Radmall-Quirk suggests that anger issues are very often attached to low self-esteem.

"If you are able to manage other aspects of your life and other emotions, you are more likely to be able to manage anger and that can be that you are able to express the small hurts along the way or the small senses of injustice and so on and deal with them rather than letting them build up. Somebody with low self-esteem will either blow up about everything or they won't feel that they have the right to express anything."

She says one has to ask whether going down the "anger" road is going to resolve the perceived injustice or hurt, or whether it will simply help build up "a snowball" of resentment.

Help can often come in the form of friends who will pull up the angry individual on his or her behaviour, but it doesn't always come from partners who have lived with it for years.

Sometimes, alcohol-related problems or a major life event such as a separation or divorce can be that final straw, says the psychiatrist.

She suggests that anyone wishing to seek help should initially approach a GP, who will direct them to local services.

"I would say what services are available locally are generally best. Very often people living in the country think the best services are in Dublin and in my opinion that puts more stress on the individual."

The bad news is there can be a long waiting list for therapy, because of a shortage of professionally qualified therapists on whom other medical professionals rely.

A recent seminar on stress and anger management in Dublin attracted mainly women aged between about 35 and 60, with a few middle-aged men thrown in. But then, the event fell on the night of a crucial Ireland World Cup qualifier match.

Gael Lindenfield, whose 19 self-help books have been translated into 28 languages, is a psychotherapist specialising in what she calls "confidence building, assertive communication and the management of feelings".

Her seminars, which involve some element of "sharing" with the strangers who have paid €45 for the two-hour session in a cramped room on Stephen's Green in Dublin, will not suit everyone.

But her method will certainly get anyone with anger issues to think about their day-to-day niggles and about logical, sensible ways of dealing with them.

And her own life experiences will also ensure that no one walks away from her seminars thinking that their own problems are insurmountable.

Lindenfield, who originally trained as a psychiatric social worker and psychotherapist, overcame severe depression, a traumatic childhood spent in a series of children's homes, the early death of her mother who was an alcoholic, a divorce, and the tragic death of her 19-year-old daughter nine years ago.

Perhaps reassuringly for some at the seminar, she says that anger can actually be a positive emotion, something that can help us to "get things done", a force that helps people to feel injustice and to do something about it.

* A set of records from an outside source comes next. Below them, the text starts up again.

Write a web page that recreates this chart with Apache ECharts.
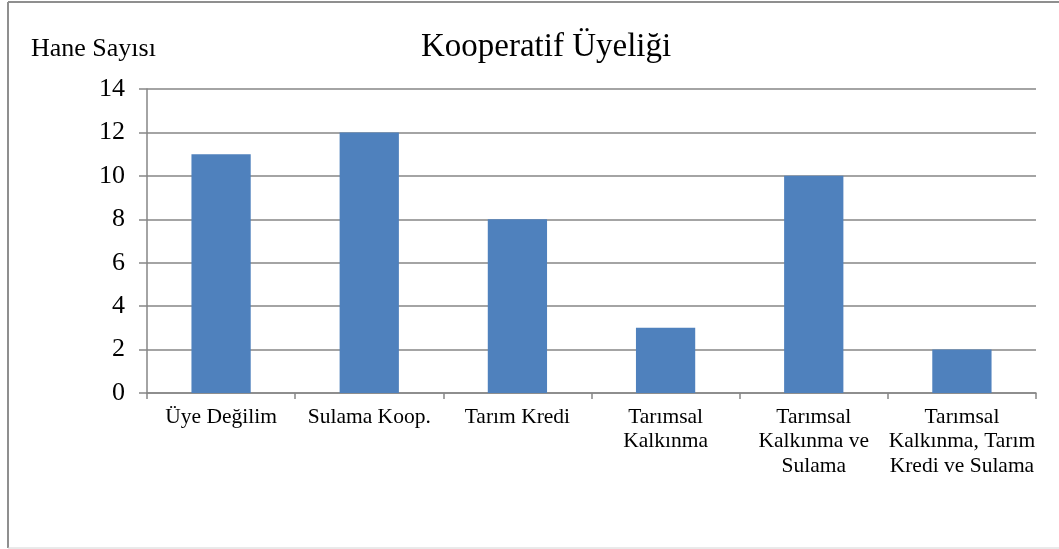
<!DOCTYPE html>
<html><head><meta charset="utf-8">
<script src="https://cdn.jsdelivr.net/npm/echarts@6/dist/echarts.min.js"></script>
<style>html,body{margin:0;padding:0;background:#fff}#c{width:1059px;height:549px}</style>
</head><body><div id="c"></div>
<script>
var chartTitle = 'Kooperatif Üyeliği';
var yAxisTitle = 'Hane Sayısı';
var categories = ['Üye Değilim', 'Sulama Koop.', 'Tarım Kredi', 'Tarımsal\nKalkınma', 'Tarımsal\nKalkınma ve\nSulama', 'Tarımsal\nKalkınma, Tarım\nKredi ve Sulama'];
var households = [11, 12, 8, 3, 10, 2];
var yMin = 0, yMax = 14, yStep = 2;

var font = '"Liberation Serif", "Times New Roman", serif';
var chart = echarts.init(document.getElementById('c'));
chart.setOption({
  animation: false,
  graphic: [
    {type: 'line', shape: {x1: 8, y1: 2, x2: 1070, y2: 2}, style: {stroke: '#8f8f8f', lineWidth: 2}},
    {type: 'line', shape: {x1: 8, y1: 2, x2: 8, y2: 548}, style: {stroke: '#8f8f8f', lineWidth: 2}},
    {type: 'line', shape: {x1: 8, y1: 548, x2: 1070, y2: 548}, style: {stroke: '#d4d4d4', lineWidth: 1}}
  ],
  title: [
    {text: chartTitle, left: 416, top: 26, textStyle: {fontFamily: font, fontWeight: 'normal', fontSize: 33, color: '#000'}},
    {text: yAxisTitle, left: 26, top: 31, textStyle: {fontFamily: font, fontWeight: 'normal', fontSize: 26, color: '#000'}}
  ],
  grid: {left: 147, right: 23, top: 89, bottom: 156},
  xAxis: {
    type: 'category', data: categories,
    axisLine: {lineStyle: {color: '#868686', width: 1.5}},
    axisTick: {show: true, length: 6, lineStyle: {color: '#868686', width: 1.5}},
    axisLabel: {fontFamily: font, fontSize: 21.5, lineHeight: 24.5, color: '#000', margin: 12, interval: 0, align: 'center'}
  },
  yAxis: {
    type: 'value', min: yMin, max: yMax, interval: yStep,
    axisLine: {show: true, lineStyle: {color: '#868686', width: 1.5}},
    axisTick: {show: true, length: 8, lineStyle: {color: '#868686', width: 1.5}},
    splitLine: {lineStyle: {color: '#868686', width: 1.5}},
    axisLabel: {fontFamily: font, fontSize: 26, color: '#000', margin: 22}
  },
  series: [{type: 'bar', data: households, barWidth: '40%', itemStyle: {color: '#4F81BD'}}]
});
</script></body></html>
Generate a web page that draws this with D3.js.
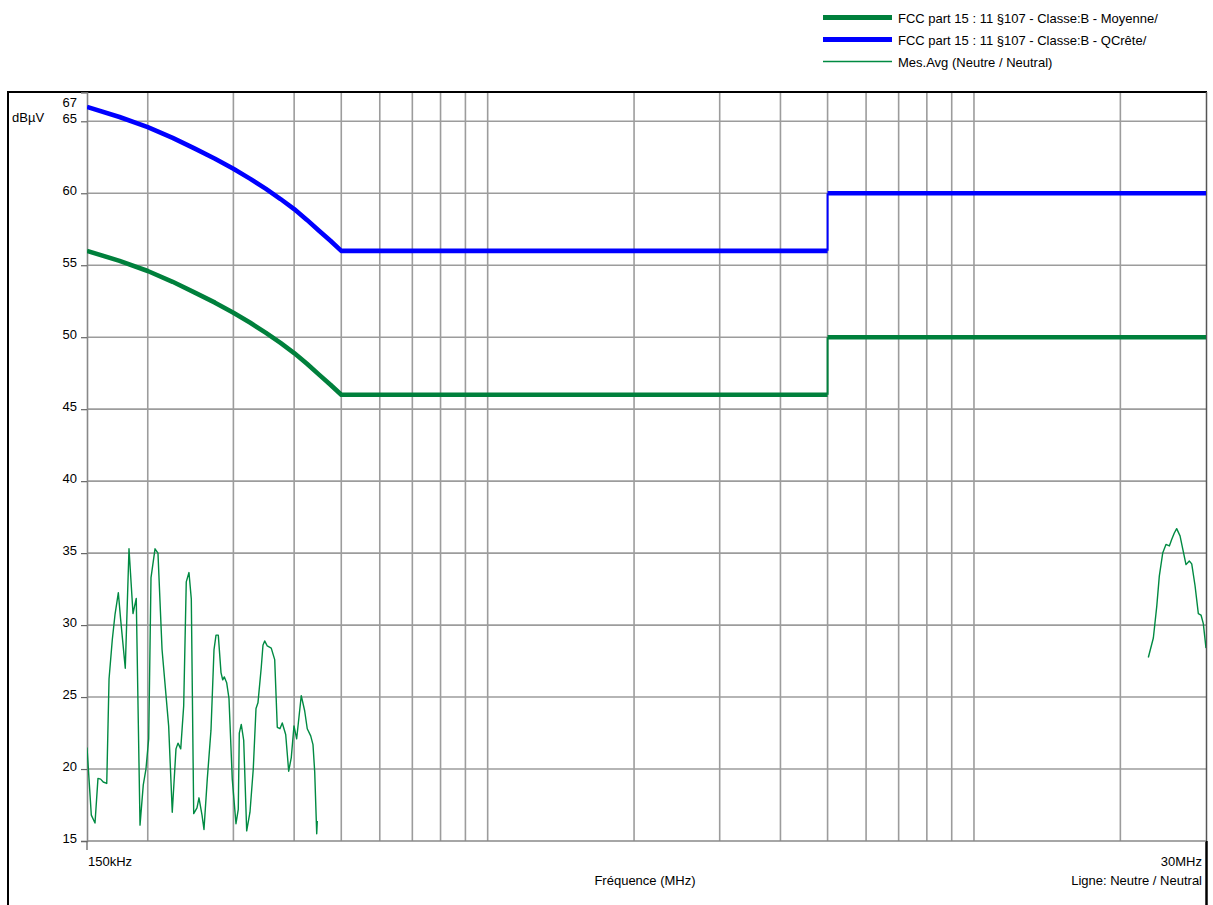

Anger, she writes, provides vital boosts of both physical and emotional energy, "just when we are most in need of either protection or healing".

Lindenfield's methods of dealing with the things that cause us to get angry include, for example, simple common-sense deep breathing exercises.

She also suggests taking a step back and earthing oneself to the floor or clinging on to a table top for "grounding" when one feels anger building in a face-to-face situation.

The self-help book method won't work for everyone, especially for those too far gone in their anger to benefit from advice that might almost seem self-evident to others. But Zita Radmall-Quirke says that even taking the step to buy a self-help book or to look up a website is an acknowledgement that something is wrong and that this is the time to take action.